Gen Xers Will Save the Church

Gen Xers Will Save the Church

Here's why. 

Only Gen Xers are jaded enough to look at what is going on with the massive burn-out of the Boomers and the weirdness/Noneness of the Millenials--not to mention the absolute morbidity of the Gen Yers--and yet remain able, with their unique blend of creativity and irony, and their ability to sustain and reinvent, to create and be the future.

Gen Xers are our future. This is just about right. When you look at our roads and infrastructure, our/my generation (I am a Gen Xer) when it assumes political leadership will be the only generation sustaining rather than building. If you don't believe me, just go look at a bridge somewhere.

Like our national infrastructure, much of our church infrastructure is "built out." But if the Gen Xers are our future, the irony, the destructive and creative dimension of Gen Xer (radical detachment and attachment, for example), are the kind of things that uniquely situate us to look to what was built that needs to be torn down, and what hasn't been built that is yet to be built. Millenials are so last millennium!


Forget about the Millenials. Gen Xers are the church's future!


Some readers of this blog are going to need biblical proof texts to back up this culture war proposal. For such readers, I offer St. Paul the Apostle's (patently a member of Generation X) radical statement in the Corinthian correspondence: "God chose what is low and despised in the world, things that are not, to reduce to nothing things that are" (1 Corinthians 1:28).

If you doubt that Gen Xers are low and despised in the world, ask yourself: When was the last time anyone got all angsty about Gen Xers in the way absolutely everyone gets angsty over Millenials? When were we even blamed for something the way everyone blames the Boomers?

In fact, when was the last time someone mentioned Gen X at all without a slight snicker and then a look of grief and sadness as they paid homage to Cobain and DFW of blessed memory?

And you know why? I have a thesis.
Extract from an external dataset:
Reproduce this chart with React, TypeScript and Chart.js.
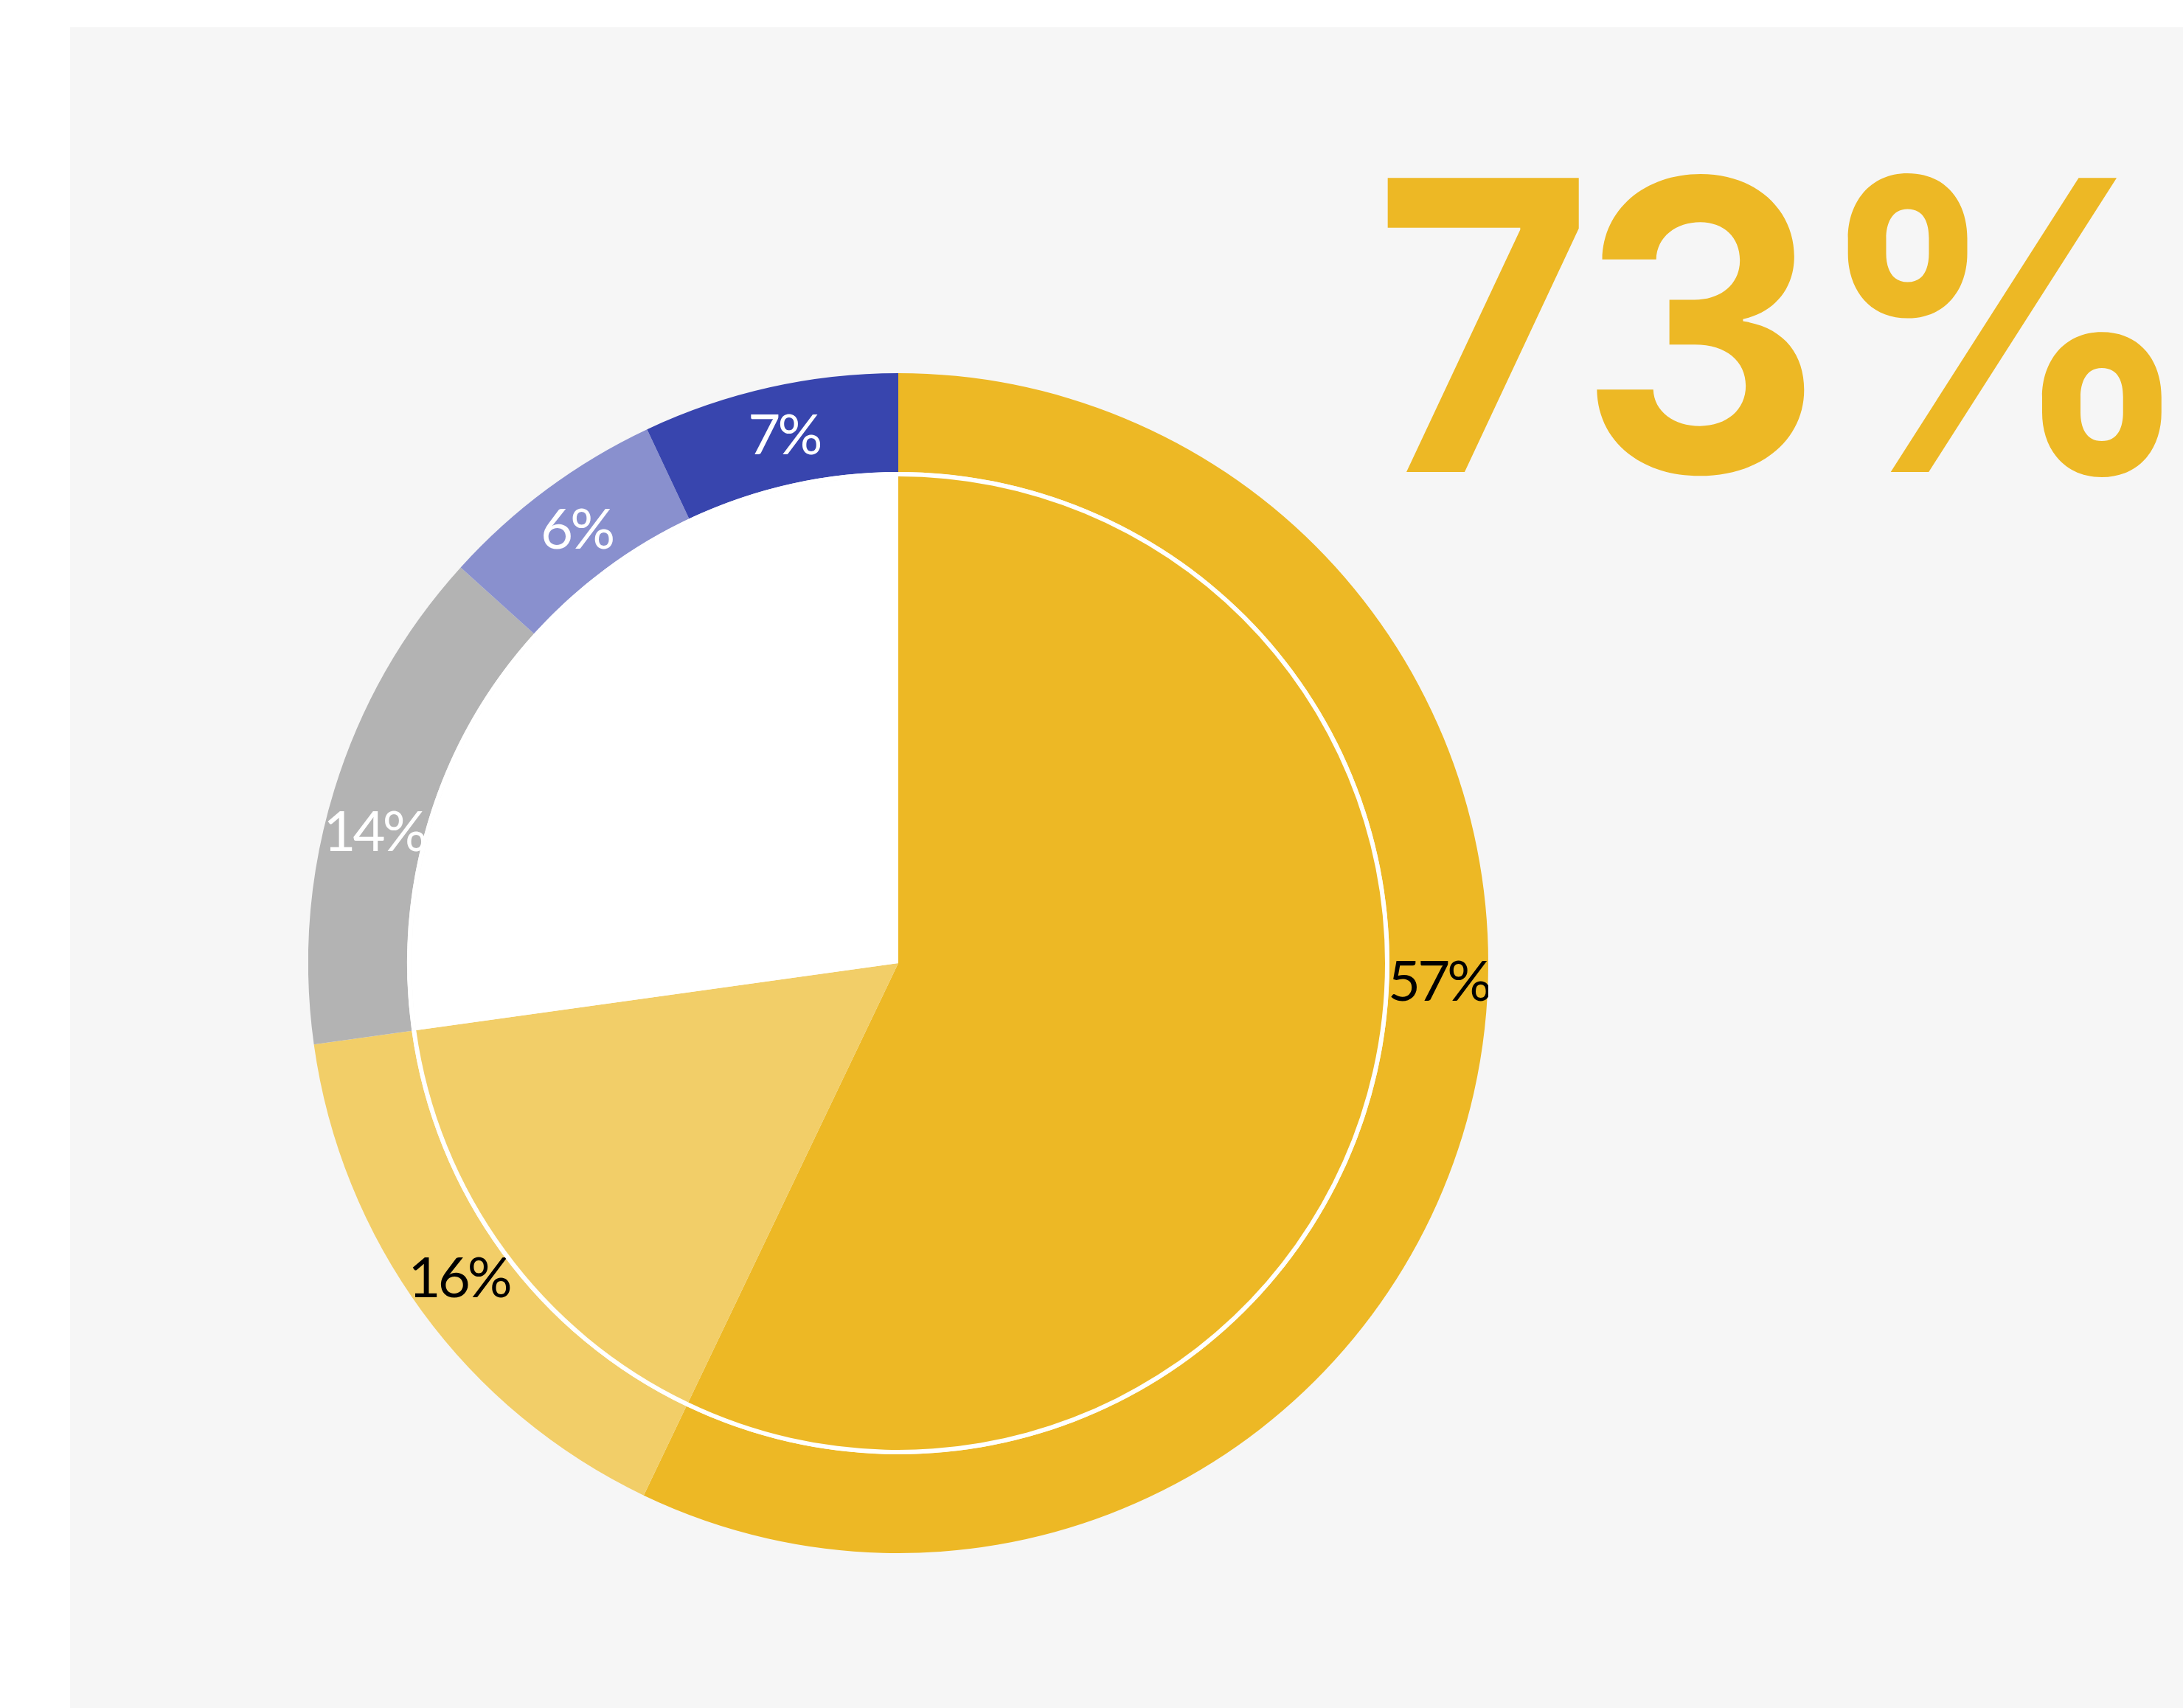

Please bear with me in some music culture geekiness (side note: Gen Xers brought us geek culture as the Zeitgeist). The only thing Gen Xers had going for them at the time they were emerging as Gen Xers was Kurt Cobain. And look where that went (may he rest in peace.)

Then, there was Pearl Jam. Pearl Jam was a good band. But the best thing they ever did was with Soundgarden when they recorded that amazing album Temple of the Dog. After you listen to it, pretty much everything else that comes afterwards is a disappointment.

And I mean, Eddie Vedder is cool and all, but after that solid Into the Wild soundtrack, he decided to record a bunch of ukulele songs, and that was simply embarrassing.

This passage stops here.